## DIRECTION:
Copy everything in the data below exactly except the pictures.

## INFORMATION SHOWN:
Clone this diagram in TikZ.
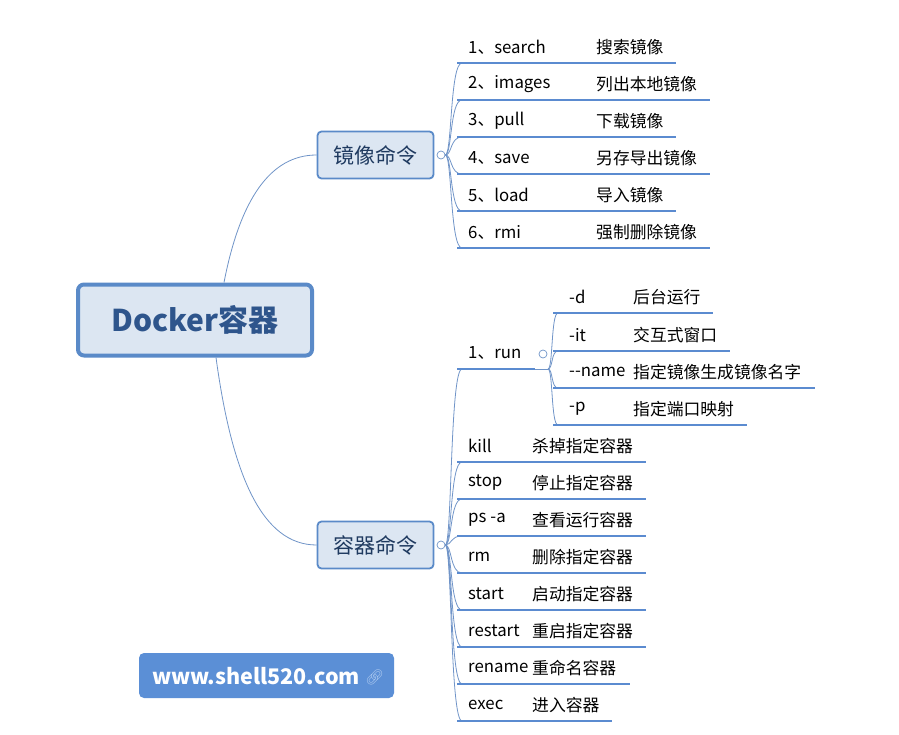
\documentclass[tikz,border=0pt]{standalone}
\usepackage{fontspec}
\setmainfont{Noto Sans CJK SC}
\newfontfamily\emo{Noto Emoji}
\definecolor{bfill}{HTML}{DCE6F2}
\definecolor{bline}{HTML}{5A8AC8}
\definecolor{maintext}{HTML}{2E558C}
\definecolor{subtext}{HTML}{1F3A60}
\definecolor{connc}{HTML}{7094C8}
\definecolor{ulc}{HTML}{5B8BD0}
\definecolor{wwwfill}{HTML}{5B8FD6}
\definecolor{iconc}{HTML}{A9C6EE}
\tikzset{
  mainbox/.style={draw=bline, fill=bfill, line width=4pt, rounded corners=6pt,
    minimum width=234pt, minimum height=71pt, text=maintext,
    font=\fontsize{30}{34}\selectfont\bfseries},
  subbox/.style={draw=bline, fill=bfill, line width=1.8pt, rounded corners=4pt,
    minimum width=116pt, minimum height=47pt, text=subtext,
    font=\fontsize{21}{24}\selectfont},
  itemtxt/.style={anchor=west, inner sep=0pt, text=black, font=\fontsize{16.8}{20}\selectfont},
  conn/.style={draw=connc, line width=0.8pt},
  uline/.style={draw=ulc, line width=2.8pt},
  knob/.style={circle, draw=connc, fill=white, line width=0.7pt, inner sep=0pt, minimum size=8pt},
}
\begin{document}
\begin{tikzpicture}[x=1pt,y=-1pt]
\useasboundingbox[fill=white] (0,0) rectangle (899,735);
% root and branches
\node[mainbox] (root) at (195,320) {Docker容器};
\node[subbox] (img) at (375.5,155) {镜像命令};
\node[subbox] (ctn) at (375.5,545) {容器命令};
\draw[conn] ([xshift=29pt]root.north) .. controls (240,200) and (270,155) .. (img.west);
\draw[conn] ([xshift=21pt]root.south) .. controls (232,475) and (262,545) .. (ctn.west);
\node[knob] (k1) at (441,155) {};
\node[knob] (k2) at (441,545) {};
% image commands
\foreach \i/\y/\a/\b/\e in {1/63/1、search/搜索镜像/676, 2/100/2、images/列出本地镜像/710,
   3/137/3、pull/下载镜像/676, 4/174/4、save/另存导出镜像/710,
   5/211/5、load/导入镜像/676, 6/248/6、rmi/强制删除镜像/710}{
  \coordinate (iu\i) at (457,\y);
  \coordinate (ie\i) at (\e,\y);
  \node[itemtxt] (ia\i) at (468,\y-16) {\a};
  \node[itemtxt] (ib\i) at (596,\y-16) {\b};
  \draw[conn] (k1.east) .. controls (452,155) and (450,\y) .. ([xshift=5pt]iu\i);
  \draw[uline] (iu\i) -- (ie\i);
}
% run
\coordinate (ru) at (457,369);
\coordinate (re) at (535,369);
\coordinate (rf) at (548,369);
\node[itemtxt] (runt) at (468,353) {1、run};
\node[knob] (k3) at (543,354) {};
\draw[conn] (k2.east) .. controls (452,545) and (450,369) .. ([xshift=5pt]ru);
\draw[uline] (ru) -- (re);
\draw[conn] (re) -- (rf);
\foreach \i/\y/\a/\b/\e in {1/313/-d/后台运行/713, 2/351/-it/交互式窗口/730,
   3/388/-{}-name/指定镜像生成镜像名字/815, 4/425/-p/指定端口映射/747}{
  \coordinate (su\i) at (553,\y);
  \coordinate (se\i) at (\e,\y);
  \node[itemtxt] (sa\i) at (569,\y-16) {\a};
  \node[itemtxt] (sb\i) at (633,\y-16) {\b};
  \draw[conn] (rf) .. controls (553,369) and (551,\y) .. ([xshift=5pt]su\i);
  \draw[uline] (su\i) -- (se\i);
}
% container commands
\foreach \i/\y/\a/\b/\e in {1/462/kill/杀掉指定容器/646, 2/499/stop/停止指定容器/646,
   3/536/ps\hspace{4pt}-a/查看运行容器/646, 4/573/rm/删除指定容器/646,
   5/610/start/启动指定容器/646, 6/647/restart/重启指定容器/646,
   7/684/rename/重命名容器/630, 8/721/exec/进入容器/612}{
  \coordinate (cu\i) at (457,\y);
  \coordinate (ce\i) at (\e,\y);
  \node[itemtxt] (ca\i) at (468,\y-16) {\a};
  \node[itemtxt] (cb\i) at (532,\y-16) {\b};
  \draw[conn] (k2.east) .. controls (452,545) and (450,\y) .. ([xshift=5pt]cu\i);
  \draw[uline] (cu\i) -- (ce\i);
}
% website badge
\node[fill=wwwfill, rounded corners=5pt, minimum width=255pt, minimum height=45pt] (www) at (266.5,675.5) {};
\node[anchor=west, inner sep=0pt, text=white, font=\fontsize{21.5}{24}\selectfont\bfseries] (wwwt) at (152,676) {www.shell520.com};
\node[anchor=west, inner sep=0pt, text=iconc, font=\fontsize{15}{17}\selectfont\emo] (icon) at (365,677) {🔗};
\end{tikzpicture}
\end{document}
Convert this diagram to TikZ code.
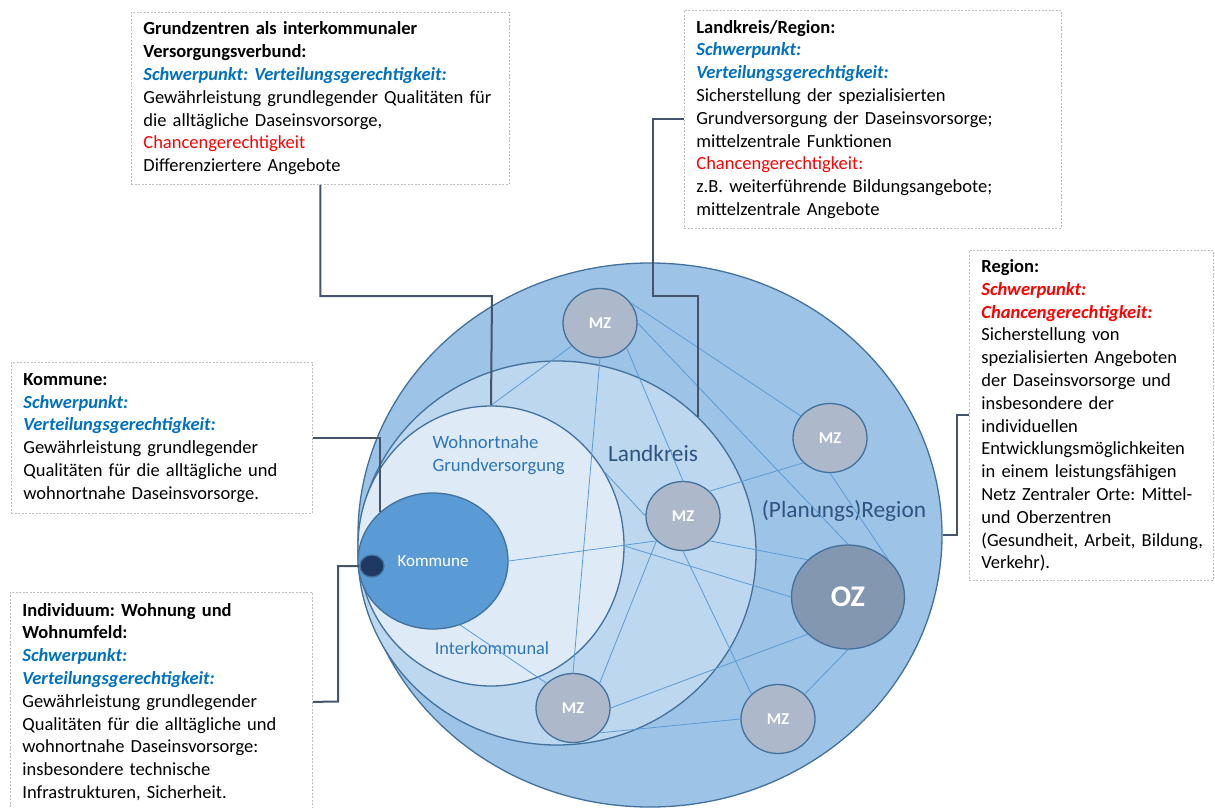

## FULL ANSWER:
Clone this diagram in TikZ.
\documentclass[tikz,border=0pt]{standalone}
\usepackage{fontspec}
\setmainfont{Noto Sans CJK SC}
\newfontfamily\emo{Noto Emoji}
\definecolor{bfill}{HTML}{DCE6F2}
\definecolor{bline}{HTML}{5A8AC8}
\definecolor{maintext}{HTML}{2E558C}
\definecolor{subtext}{HTML}{1F3A60}
\definecolor{connc}{HTML}{7094C8}
\definecolor{ulc}{HTML}{5B8BD0}
\definecolor{wwwfill}{HTML}{5B8FD6}
\definecolor{iconc}{HTML}{A9C6EE}
\tikzset{
  mainbox/.style={draw=bline, fill=bfill, line width=4pt, rounded corners=6pt,
    minimum width=234pt, minimum height=71pt, text=maintext,
    font=\fontsize{30}{34}\selectfont\bfseries},
  subbox/.style={draw=bline, fill=bfill, line width=1.8pt, rounded corners=4pt,
    minimum width=116pt, minimum height=47pt, text=subtext,
    font=\fontsize{21}{24}\selectfont},
  itemtxt/.style={anchor=west, inner sep=0pt, text=black, font=\fontsize{16.8}{20}\selectfont},
  conn/.style={draw=connc, line width=0.8pt},
  uline/.style={draw=ulc, line width=2.8pt},
  knob/.style={circle, draw=connc, fill=white, line width=0.7pt, inner sep=0pt, minimum size=8pt},
}
\begin{document}
\begin{tikzpicture}[x=1pt,y=-1pt]
\useasboundingbox[fill=white] (0,0) rectangle (899,735);
% root and branches
\node[mainbox] (root) at (195,320) {Docker容器};
\node[subbox] (img) at (375.5,155) {镜像命令};
\node[subbox] (ctn) at (375.5,545) {容器命令};
\draw[conn] ([xshift=29pt]root.north) .. controls (240,200) and (270,155) .. (img.west);
\draw[conn] ([xshift=21pt]root.south) .. controls (232,475) and (262,545) .. (ctn.west);
\node[knob] (k1) at (441,155) {};
\node[knob] (k2) at (441,545) {};
% image commands
\foreach \i/\y/\a/\b/\e in {1/63/1、search/搜索镜像/676, 2/100/2、images/列出本地镜像/710,
   3/137/3、pull/下载镜像/676, 4/174/4、save/另存导出镜像/710,
   5/211/5、load/导入镜像/676, 6/248/6、rmi/强制删除镜像/710}{
  \coordinate (iu\i) at (457,\y);
  \coordinate (ie\i) at (\e,\y);
  \node[itemtxt] (ia\i) at (468,\y-16) {\a};
  \node[itemtxt] (ib\i) at (596,\y-16) {\b};
  \draw[conn] (k1.east) .. controls (452,155) and (450,\y) .. ([xshift=5pt]iu\i);
  \draw[uline] (iu\i) -- (ie\i);
}
% run
\coordinate (ru) at (457,369);
\coordinate (re) at (535,369);
\coordinate (rf) at (548,369);
\node[itemtxt] (runt) at (468,353) {1、run};
\node[knob] (k3) at (543,354) {};
\draw[conn] (k2.east) .. controls (452,545) and (450,369) .. ([xshift=5pt]ru);
\draw[uline] (ru) -- (re);
\draw[conn] (re) -- (rf);
\foreach \i/\y/\a/\b/\e in {1/313/-d/后台运行/713, 2/351/-it/交互式窗口/730,
   3/388/-{}-name/指定镜像生成镜像名字/815, 4/425/-p/指定端口映射/747}{
  \coordinate (su\i) at (553,\y);
  \coordinate (se\i) at (\e,\y);
  \node[itemtxt] (sa\i) at (569,\y-16) {\a};
  \node[itemtxt] (sb\i) at (633,\y-16) {\b};
  \draw[conn] (rf) .. controls (553,369) and (551,\y) .. ([xshift=5pt]su\i);
  \draw[uline] (su\i) -- (se\i);
}
% container commands
\foreach \i/\y/\a/\b/\e in {1/462/kill/杀掉指定容器/646, 2/499/stop/停止指定容器/646,
   3/536/ps\hspace{4pt}-a/查看运行容器/646, 4/573/rm/删除指定容器/646,
   5/610/start/启动指定容器/646, 6/647/restart/重启指定容器/646,
   7/684/rename/重命名容器/630, 8/721/exec/进入容器/612}{
  \coordinate (cu\i) at (457,\y);
  \coordinate (ce\i) at (\e,\y);
  \node[itemtxt] (ca\i) at (468,\y-16) {\a};
  \node[itemtxt] (cb\i) at (532,\y-16) {\b};
  \draw[conn] (k2.east) .. controls (452,545) and (450,\y) .. ([xshift=5pt]cu\i);
  \draw[uline] (cu\i) -- (ce\i);
}
% website badge
\node[fill=wwwfill, rounded corners=5pt, minimum width=255pt, minimum height=45pt] (www) at (266.5,675.5) {};
\node[anchor=west, inner sep=0pt, text=white, font=\fontsize{21.5}{24}\selectfont\bfseries] (wwwt) at (152,676) {www.shell520.com};
\node[anchor=west, inner sep=0pt, text=iconc, font=\fontsize{15}{17}\selectfont\emo] (icon) at (365,677) {🔗};
\end{tikzpicture}
\end{document}
Convert this diagram to TikZ code.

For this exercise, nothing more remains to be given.